Stalker
“L’art ça serait l’endroit où c’est possible ça.(…). De ne pas dérouler ce qui va se passer avant que ça se déroule. De faire ce qu’on ne sait pas qu’on va faire ni même qu’on fait”, peut-on lire dans l’article inaugural du n° 8 (octobre 2005), “vlan 1”, signé “adel so”, qui fustige cette dérive consumériste transformant l’oeuvre en produit financé et “conçu à partir d’un Projet Pour qui Pour quoi Pour où”. Et, si l’on adopte cette perspective, la revue trimestrielle Stalker relève effectivement de l’art, puisqu’elle privilégie le faire : anthologie de valeurs sûres (Federman, Pennequin…) et d’auteurs moins connus -mais qui méritent de l’être, tels Julien d’Abrigeon,Antoine Boute et Thierry Rat-, inventaire collectif de matériaux bruts, comme beaucoup de jeunes revues qui refusent tout systématisme théorico-didactique, elle ne contient ni sommaire, ni éditorial, ni mode d’emploi, ni ligne directrice_ ne fût-ce que thématique _, ni article critique, ni note informative, ni présentation des auteurs… Et comme toute publication actuelle qui se respecte, elle offre un CD en bonus depuis le numéro 2 : de “vestibule #1” à “vestibule #5”, ce sont des compositions sonores et des lectures enregistrées qui, sans être dépourvues d’intérêt, manifestent hélas un éclectisme d’autant moins acceptable que fait défaut une articulation intermédia.

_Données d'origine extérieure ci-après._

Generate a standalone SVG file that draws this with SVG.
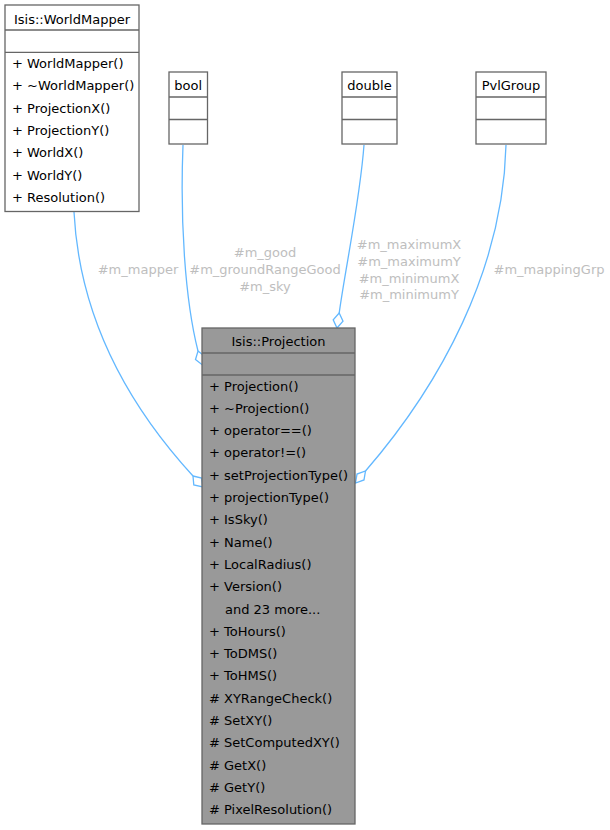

Dès les premières livraisons, cet objet littéraire lancé par les éditions du Caillou ( nouvelle adresse?), avec pour responsables Estelle Fialon et Stéphane Collin -qui vient d’autres horizons (rock, cinéma, video)-, se réclame du cinéaste d’avant-garde Andreï Tarkovski. Profitons de l’une des rares déclarations dont on dispose: “Dans le film, il s’avère que la tâche du Stalker (le personnage principal) est moins de guider les gens dans la zone (un espace interdit et hostile au sein duquel se trouve la Chambre des Désirs) que de les ouvrir à la zone, donc à eux-mêmes”. Toutefois, conformément à son nom anglais, Stalker est pour le moment plus suiveur qu’ouvreur… En témoigne le dernier numéro de 2005, qui regroupe quelques composantes scripturales et artistiques de la (post-)modernité: l’excrémentiel, le ligneux, le pâteux, le surfacial, l’écriture théorématique (façon Espitallier), la boucle, la liste…
On suivra le devenir de cette revue, car il faudra assurément un peu de temps pour que certains poètes et performeurs se démarquent de leurs aînés, tels Arno Calleja et Fabrice Cesario, trop proches de Tarkos.